(STATED EXERCISE) Filter these entries, keeping only lines that hold the word "chart".

(ITEMS)
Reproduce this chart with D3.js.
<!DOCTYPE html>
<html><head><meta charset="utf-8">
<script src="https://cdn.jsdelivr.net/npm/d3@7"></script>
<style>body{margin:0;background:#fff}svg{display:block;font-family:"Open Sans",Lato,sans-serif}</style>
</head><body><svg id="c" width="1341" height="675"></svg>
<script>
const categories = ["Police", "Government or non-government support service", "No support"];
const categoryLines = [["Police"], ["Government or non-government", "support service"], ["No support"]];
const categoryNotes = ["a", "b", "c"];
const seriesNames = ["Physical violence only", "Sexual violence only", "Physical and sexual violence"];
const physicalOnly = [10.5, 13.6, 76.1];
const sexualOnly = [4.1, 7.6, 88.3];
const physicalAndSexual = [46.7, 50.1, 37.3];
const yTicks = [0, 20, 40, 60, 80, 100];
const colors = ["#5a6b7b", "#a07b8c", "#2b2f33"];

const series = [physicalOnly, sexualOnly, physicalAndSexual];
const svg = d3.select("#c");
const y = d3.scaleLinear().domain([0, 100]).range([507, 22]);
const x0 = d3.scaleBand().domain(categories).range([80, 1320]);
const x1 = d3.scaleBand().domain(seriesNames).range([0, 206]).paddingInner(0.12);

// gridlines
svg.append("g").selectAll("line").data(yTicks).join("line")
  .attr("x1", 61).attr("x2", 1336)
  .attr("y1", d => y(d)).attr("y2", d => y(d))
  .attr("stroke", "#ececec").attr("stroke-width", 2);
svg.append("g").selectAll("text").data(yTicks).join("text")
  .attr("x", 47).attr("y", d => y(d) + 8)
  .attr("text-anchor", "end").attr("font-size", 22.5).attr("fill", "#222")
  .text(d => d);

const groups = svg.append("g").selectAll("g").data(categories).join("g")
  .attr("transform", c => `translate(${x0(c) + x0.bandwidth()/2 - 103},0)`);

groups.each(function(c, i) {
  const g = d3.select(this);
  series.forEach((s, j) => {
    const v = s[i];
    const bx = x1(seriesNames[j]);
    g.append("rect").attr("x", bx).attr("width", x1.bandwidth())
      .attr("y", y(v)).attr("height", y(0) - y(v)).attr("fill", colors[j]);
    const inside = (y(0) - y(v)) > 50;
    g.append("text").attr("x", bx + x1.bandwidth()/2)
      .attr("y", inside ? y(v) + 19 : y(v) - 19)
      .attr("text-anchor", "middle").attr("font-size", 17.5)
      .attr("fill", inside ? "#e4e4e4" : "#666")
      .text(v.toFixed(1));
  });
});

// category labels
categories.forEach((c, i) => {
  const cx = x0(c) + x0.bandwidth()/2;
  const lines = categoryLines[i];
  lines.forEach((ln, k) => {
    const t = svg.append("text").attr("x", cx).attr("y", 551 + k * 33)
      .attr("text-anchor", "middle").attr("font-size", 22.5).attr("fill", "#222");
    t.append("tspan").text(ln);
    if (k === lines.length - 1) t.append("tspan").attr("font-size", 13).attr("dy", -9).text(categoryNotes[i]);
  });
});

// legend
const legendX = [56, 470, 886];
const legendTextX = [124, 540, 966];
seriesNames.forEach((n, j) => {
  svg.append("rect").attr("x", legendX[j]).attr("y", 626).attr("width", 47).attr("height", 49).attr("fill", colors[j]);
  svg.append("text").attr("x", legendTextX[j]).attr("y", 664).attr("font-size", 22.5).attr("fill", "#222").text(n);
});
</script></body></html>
---
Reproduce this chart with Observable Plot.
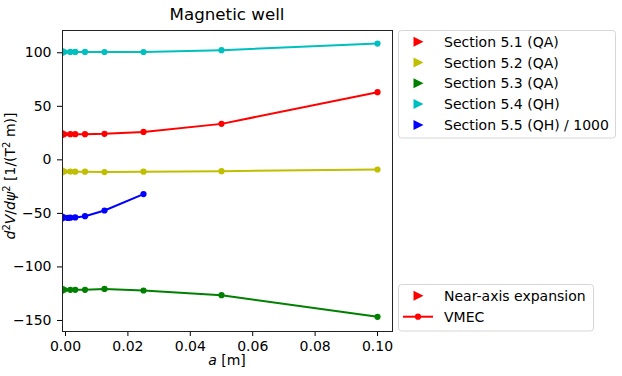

(SOLUTION)
Reproduce this chart with D3.js.
Reproduce this chart with Observable Plot.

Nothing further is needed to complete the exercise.